-- begin Rows --

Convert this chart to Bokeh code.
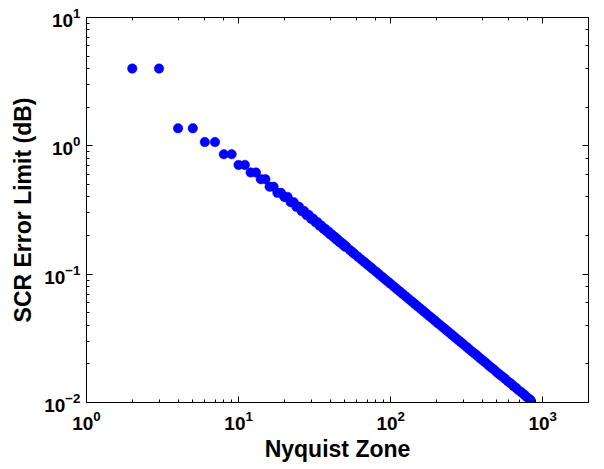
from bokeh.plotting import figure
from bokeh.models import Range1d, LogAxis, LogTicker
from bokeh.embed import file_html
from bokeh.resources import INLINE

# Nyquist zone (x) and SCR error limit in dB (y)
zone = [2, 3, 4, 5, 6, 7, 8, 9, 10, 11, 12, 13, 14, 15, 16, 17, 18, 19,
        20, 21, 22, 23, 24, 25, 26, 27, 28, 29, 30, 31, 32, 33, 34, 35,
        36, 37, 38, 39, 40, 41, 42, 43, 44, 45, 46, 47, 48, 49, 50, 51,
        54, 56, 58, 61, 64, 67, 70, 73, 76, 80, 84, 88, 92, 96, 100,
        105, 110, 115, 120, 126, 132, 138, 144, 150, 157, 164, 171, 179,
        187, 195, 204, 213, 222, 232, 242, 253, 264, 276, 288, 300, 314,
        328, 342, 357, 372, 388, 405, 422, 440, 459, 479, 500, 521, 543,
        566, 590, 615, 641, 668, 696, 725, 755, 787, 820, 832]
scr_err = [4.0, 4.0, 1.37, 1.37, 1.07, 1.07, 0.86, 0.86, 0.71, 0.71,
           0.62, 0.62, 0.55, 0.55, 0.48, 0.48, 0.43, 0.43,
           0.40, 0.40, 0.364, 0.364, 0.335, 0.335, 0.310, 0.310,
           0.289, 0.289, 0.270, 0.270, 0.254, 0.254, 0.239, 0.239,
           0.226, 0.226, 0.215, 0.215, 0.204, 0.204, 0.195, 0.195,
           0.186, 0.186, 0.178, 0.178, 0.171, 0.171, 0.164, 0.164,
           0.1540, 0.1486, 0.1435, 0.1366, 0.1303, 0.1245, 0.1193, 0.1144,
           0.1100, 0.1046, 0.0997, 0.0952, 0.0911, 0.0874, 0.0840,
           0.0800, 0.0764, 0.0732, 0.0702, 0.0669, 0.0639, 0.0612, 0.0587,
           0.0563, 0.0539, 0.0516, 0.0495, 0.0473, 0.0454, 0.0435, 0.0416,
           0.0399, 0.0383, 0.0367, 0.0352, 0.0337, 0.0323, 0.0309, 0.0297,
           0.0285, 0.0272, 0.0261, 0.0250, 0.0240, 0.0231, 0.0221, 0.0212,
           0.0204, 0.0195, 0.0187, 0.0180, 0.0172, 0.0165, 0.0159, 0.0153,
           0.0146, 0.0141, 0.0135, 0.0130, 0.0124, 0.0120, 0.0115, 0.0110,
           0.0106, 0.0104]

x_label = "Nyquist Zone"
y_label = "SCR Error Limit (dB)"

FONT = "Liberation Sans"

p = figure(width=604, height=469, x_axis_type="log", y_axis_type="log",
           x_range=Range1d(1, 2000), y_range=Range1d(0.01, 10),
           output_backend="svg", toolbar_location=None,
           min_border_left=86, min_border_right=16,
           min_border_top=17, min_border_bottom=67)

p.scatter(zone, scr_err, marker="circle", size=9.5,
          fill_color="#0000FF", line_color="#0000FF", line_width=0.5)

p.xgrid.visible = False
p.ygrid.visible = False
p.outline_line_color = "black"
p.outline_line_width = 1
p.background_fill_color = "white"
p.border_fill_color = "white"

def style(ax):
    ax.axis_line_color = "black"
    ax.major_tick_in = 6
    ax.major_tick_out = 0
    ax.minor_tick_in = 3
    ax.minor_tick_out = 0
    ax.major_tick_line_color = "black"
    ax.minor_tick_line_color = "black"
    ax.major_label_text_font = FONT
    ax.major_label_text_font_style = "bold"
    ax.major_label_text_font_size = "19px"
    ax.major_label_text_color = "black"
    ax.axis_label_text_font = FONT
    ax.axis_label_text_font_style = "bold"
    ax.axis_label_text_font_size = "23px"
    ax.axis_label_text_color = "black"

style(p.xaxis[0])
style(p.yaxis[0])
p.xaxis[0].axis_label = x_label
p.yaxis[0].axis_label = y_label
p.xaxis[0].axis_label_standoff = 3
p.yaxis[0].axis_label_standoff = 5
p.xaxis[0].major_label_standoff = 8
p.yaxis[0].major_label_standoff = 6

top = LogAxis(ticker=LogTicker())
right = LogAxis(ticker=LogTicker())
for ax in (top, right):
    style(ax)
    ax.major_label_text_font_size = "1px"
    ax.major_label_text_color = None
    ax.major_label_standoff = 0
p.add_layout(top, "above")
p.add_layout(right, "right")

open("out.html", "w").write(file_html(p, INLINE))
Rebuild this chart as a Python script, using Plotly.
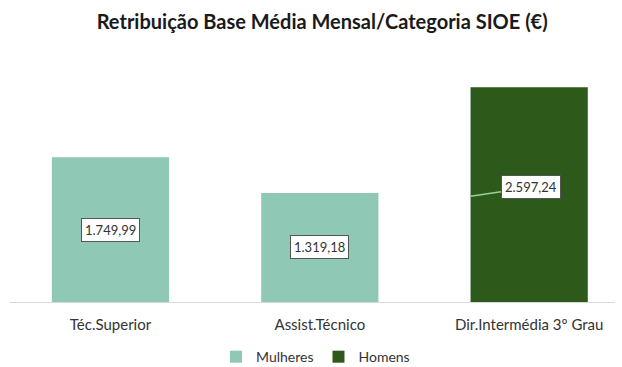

-- end Rows --

Exercise description: Reproduce the material word for word. Any pictures should be left out of the copy.

Solution for this exercise:
Convert this chart to Bokeh code.
from bokeh.plotting import figure
from bokeh.models import Range1d, LogAxis, LogTicker
from bokeh.embed import file_html
from bokeh.resources import INLINE

# Nyquist zone (x) and SCR error limit in dB (y)
zone = [2, 3, 4, 5, 6, 7, 8, 9, 10, 11, 12, 13, 14, 15, 16, 17, 18, 19,
        20, 21, 22, 23, 24, 25, 26, 27, 28, 29, 30, 31, 32, 33, 34, 35,
        36, 37, 38, 39, 40, 41, 42, 43, 44, 45, 46, 47, 48, 49, 50, 51,
        54, 56, 58, 61, 64, 67, 70, 73, 76, 80, 84, 88, 92, 96, 100,
        105, 110, 115, 120, 126, 132, 138, 144, 150, 157, 164, 171, 179,
        187, 195, 204, 213, 222, 232, 242, 253, 264, 276, 288, 300, 314,
        328, 342, 357, 372, 388, 405, 422, 440, 459, 479, 500, 521, 543,
        566, 590, 615, 641, 668, 696, 725, 755, 787, 820, 832]
scr_err = [4.0, 4.0, 1.37, 1.37, 1.07, 1.07, 0.86, 0.86, 0.71, 0.71,
           0.62, 0.62, 0.55, 0.55, 0.48, 0.48, 0.43, 0.43,
           0.40, 0.40, 0.364, 0.364, 0.335, 0.335, 0.310, 0.310,
           0.289, 0.289, 0.270, 0.270, 0.254, 0.254, 0.239, 0.239,
           0.226, 0.226, 0.215, 0.215, 0.204, 0.204, 0.195, 0.195,
           0.186, 0.186, 0.178, 0.178, 0.171, 0.171, 0.164, 0.164,
           0.1540, 0.1486, 0.1435, 0.1366, 0.1303, 0.1245, 0.1193, 0.1144,
           0.1100, 0.1046, 0.0997, 0.0952, 0.0911, 0.0874, 0.0840,
           0.0800, 0.0764, 0.0732, 0.0702, 0.0669, 0.0639, 0.0612, 0.0587,
           0.0563, 0.0539, 0.0516, 0.0495, 0.0473, 0.0454, 0.0435, 0.0416,
           0.0399, 0.0383, 0.0367, 0.0352, 0.0337, 0.0323, 0.0309, 0.0297,
           0.0285, 0.0272, 0.0261, 0.0250, 0.0240, 0.0231, 0.0221, 0.0212,
           0.0204, 0.0195, 0.0187, 0.0180, 0.0172, 0.0165, 0.0159, 0.0153,
           0.0146, 0.0141, 0.0135, 0.0130, 0.0124, 0.0120, 0.0115, 0.0110,
           0.0106, 0.0104]

x_label = "Nyquist Zone"
y_label = "SCR Error Limit (dB)"

FONT = "Liberation Sans"

p = figure(width=604, height=469, x_axis_type="log", y_axis_type="log",
           x_range=Range1d(1, 2000), y_range=Range1d(0.01, 10),
           output_backend="svg", toolbar_location=None,
           min_border_left=86, min_border_right=16,
           min_border_top=17, min_border_bottom=67)

p.scatter(zone, scr_err, marker="circle", size=9.5,
          fill_color="#0000FF", line_color="#0000FF", line_width=0.5)

p.xgrid.visible = False
p.ygrid.visible = False
p.outline_line_color = "black"
p.outline_line_width = 1
p.background_fill_color = "white"
p.border_fill_color = "white"

def style(ax):
    ax.axis_line_color = "black"
    ax.major_tick_in = 6
    ax.major_tick_out = 0
    ax.minor_tick_in = 3
    ax.minor_tick_out = 0
    ax.major_tick_line_color = "black"
    ax.minor_tick_line_color = "black"
    ax.major_label_text_font = FONT
    ax.major_label_text_font_style = "bold"
    ax.major_label_text_font_size = "19px"
    ax.major_label_text_color = "black"
    ax.axis_label_text_font = FONT
    ax.axis_label_text_font_style = "bold"
    ax.axis_label_text_font_size = "23px"
    ax.axis_label_text_color = "black"

style(p.xaxis[0])
style(p.yaxis[0])
p.xaxis[0].axis_label = x_label
p.yaxis[0].axis_label = y_label
p.xaxis[0].axis_label_standoff = 3
p.yaxis[0].axis_label_standoff = 5
p.xaxis[0].major_label_standoff = 8
p.yaxis[0].major_label_standoff = 6

top = LogAxis(ticker=LogTicker())
right = LogAxis(ticker=LogTicker())
for ax in (top, right):
    style(ax)
    ax.major_label_text_font_size = "1px"
    ax.major_label_text_color = None
    ax.major_label_standoff = 0
p.add_layout(top, "above")
p.add_layout(right, "right")

open("out.html", "w").write(file_html(p, INLINE))
Rebuild this chart as a Python script, using Plotly.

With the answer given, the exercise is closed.